Marcus Rashford and Raheem Sterling have changed the perception of Black footballers but continued progress in the fight against racism is only possible “when white people get involved”, says Ian Wright.
Manchester United forward Rashford was made an MBE last year for services to vulnerable children in the UK during the coronavirus pandemic, while Manchester City player Sterling received the same recognition for services to equality in sport.
Despite persistent examples of racial discrimination in football, former Arsenal striker Wright, 57, thinks positive developments are being made but would like action to be swifter.

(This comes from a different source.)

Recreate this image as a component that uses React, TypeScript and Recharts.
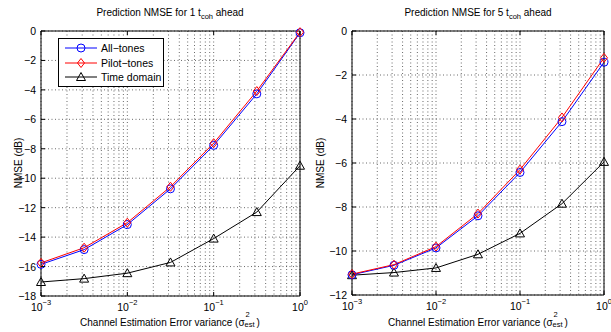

“Back in our day, if you got racially abused or something, you’d have to deal with that yourself but now that can’t happen,” Wright told PA Media.

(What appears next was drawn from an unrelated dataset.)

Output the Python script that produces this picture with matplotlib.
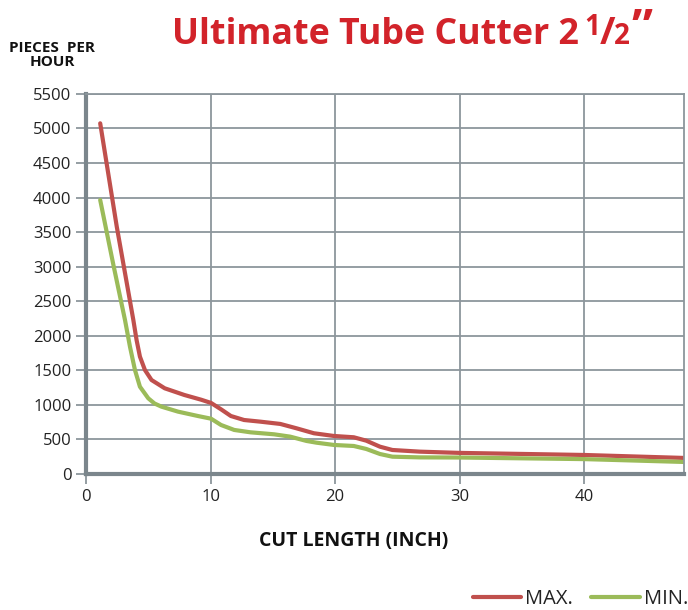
import matplotlib.pyplot as plt

# === DATA ===
max_x = [1.14, 2.47, 3.8, 4.06, 4.33, 4.73, 5.26, 6.32, 7.9, 9.24, 10.04, 10.84, 11.63, 12.69,
         14.0, 15.6, 16.9, 18.3, 19.9, 21.5, 22.5, 23.6, 24.6, 26.8, 30, 40, 48]
max_y = [5075, 3579, 2229, 1939, 1698, 1505, 1360, 1240, 1143, 1075, 1028, 936, 839, 781,
         757, 724, 661, 589, 550, 531, 482, 395, 347, 323, 305, 275, 232]

min_x = [1.14, 2.2, 3.13, 3.53, 3.93, 4.33, 5.0, 5.5, 6.06, 7.39, 8.98, 10.04, 10.84, 11.9, 13.2,
         15.1, 16.4, 17.7, 18.5, 19.9, 21.5, 22.5, 23.6, 24.6, 26.8, 30, 40, 48]
min_y = [3965, 3025, 2229, 1842, 1505, 1263, 1095, 1020, 974, 902, 839, 800, 709, 637, 603,
         574, 540, 478, 453, 420, 405, 362, 289, 250, 240, 238, 215, 174]

x_ticks = [0, 10, 20, 30, 40]
y_ticks = list(range(0, 5501, 500))

plt.rcParams['font.family'] = ['Open Sans', 'DejaVu Sans']

fig = plt.figure(figsize=(6.88, 6.10), dpi=100)
ax = fig.add_axes([0.125, 0.223, 0.869, 0.623])

red = '#c0504d'
green = '#9bbb59'
grid_c = '#8c969c'

ax.plot(max_x, max_y, color=red, lw=3, label='MAX.', solid_capstyle='round', solid_joinstyle='round')
ax.plot(min_x, min_y, color=green, lw=3, label='MIN.', solid_capstyle='round', solid_joinstyle='round')

ax.set_xlim(0, 48)
ax.set_ylim(0, 5500)
ax.set_xticks(x_ticks)
ax.set_yticks(y_ticks)
ax.grid(True, color=grid_c, lw=1.3)
ax.set_axisbelow(True)
for side in ['top', 'right']:
    ax.spines[side].set_color(grid_c)
    ax.spines[side].set_linewidth(1.3)
for side in ['left', 'bottom']:
    ax.spines[side].set_color('#7b868c')
    ax.spines[side].set_linewidth(3)
ax.tick_params(axis='both', colors=grid_c, labelcolor='#222222', labelsize=12,
               length=7, width=1.3, direction='out')

fig.text(354 / 688, 1 - 541 / 610, 'CUT LENGTH (INCH)', fontsize=14, fontweight='bold',
         color='#111111', ha='center', va='center')

# === TITLE with a hand-built 1/2 ===
tc = '#d2232a'
renderer = fig.canvas.get_renderer()
title = fig.text(172 / 688, 1 - 44.5 / 610, 'Ultimate Tube Cutter 2', fontsize=26,
                 fontweight='bold', color=tc, ha='left', va='baseline')
w = title.get_window_extent(renderer).width
title.set_fontsize(26 * 408 / w)
fig.text(584 / 688, 1 - 35 / 610, '1', fontsize=20, fontweight='bold', color=tc,
         ha='left', va='baseline')
fig.text(600 / 688, 1 - 44.5 / 610, '/', fontsize=27, fontweight='bold', color=tc,
         ha='left', va='baseline')
fig.text(614 / 688, 1 - 44.5 / 610, '2', fontsize=20, fontweight='bold', color=tc,
         ha='left', va='baseline')
fig.text(631 / 688, 1 - 42 / 610, '\u201d', fontsize=34, fontweight='bold', color=tc,
         ha='left', va='baseline')

fig.text(52 / 688, 1 - 54.5 / 610, 'PIECES  PER\nHOUR', fontsize=11, fontweight='bold',
         color='#111111', ha='center', va='center', linespacing=1.0)

fig.legend(loc='center right', bbox_to_anchor=(688 / 688, 1 - 599 / 610), ncol=2,
           frameon=False, fontsize=14.5, handlelength=2.4, handletextpad=0.2,
           columnspacing=0.9, borderaxespad=0, borderpad=0, labelcolor='#222222')

fig.savefig('out.png', dpi=100)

“It’s people like Marcus Rashford, he changed the course of how people write about Black players, and Raheem Sterling – that’s power. They’ve got that power.
“They’re not only magnificent footballers, they’ve got a social conscience and they’ve got massive platforms where when they say something, people listen, and that’s what happens nowadays.
“And what you see is everybody comes together when this happens now and this is how things change. Things are moving, not as quickly as they should be, but they are moving.
“Things only change when white people get involved. If it was down to Black people, we would still be (constantly) being racially abused. We can’t change it alone.”
Wright was speaking as he marked the ongoing Black History Month by celebrating three generations of footballers in a short film made alongside son Shaun Wright-Phillips and grandson D’Margio Wright-Phillips.
With D’Margio Wright-Phillips pushing for a senior debut at Championship club Stoke, Wright has genuine fears his 20-year-old grandson will endure racism as he and his Premier League-winning son Shaun did from the terraces.
Wright, whose other son, Bradley Wright-Phillips, plays in the MLS for Columbus Crew after beginning his career at Manchester City, expressed disappointment earlier this year after a man who racially abused him online escaped a criminal conviction.
“To have three generations playing football is amazing, I’m very proud of that, I’m very proud of them,” said Wright.
“(But) one of the things I think about all the time is the racism side of it. Three generations, are we all going to have it?
“The fact we are here, after all these years, and we’re still talking about maybe my grandson getting racially abused, it just shows how far we’ve got to go.
“What I’m pleased with with D’Margio, he’s got people that will help him – me and Shaun didn’t have those people in the dressing room. He’s got people that are willing to walk off, if that’s what they have to do.
“And that’s where we know things are changing – slowly, but they are changing.”
Wright wants greater Black representation in positions of power as he praised recent solidarity shown by “white allies” Rangers manager Steven Gerrard and Burnley captain Ben Mee.
“We still need Black people to get into certain offices high up to make change – and that’s still not happening because if it was we wouldn’t be going through certain things that we’re going through now,” said Wright.
“But at the same time, people like Steven Gerrard and Ben Mee and white allies who speak up and speak up passionately about the wrongs of racism and inequality is how things change, how things move.
“That’s how people change what they feel, that’s how you make them think, their conscience.”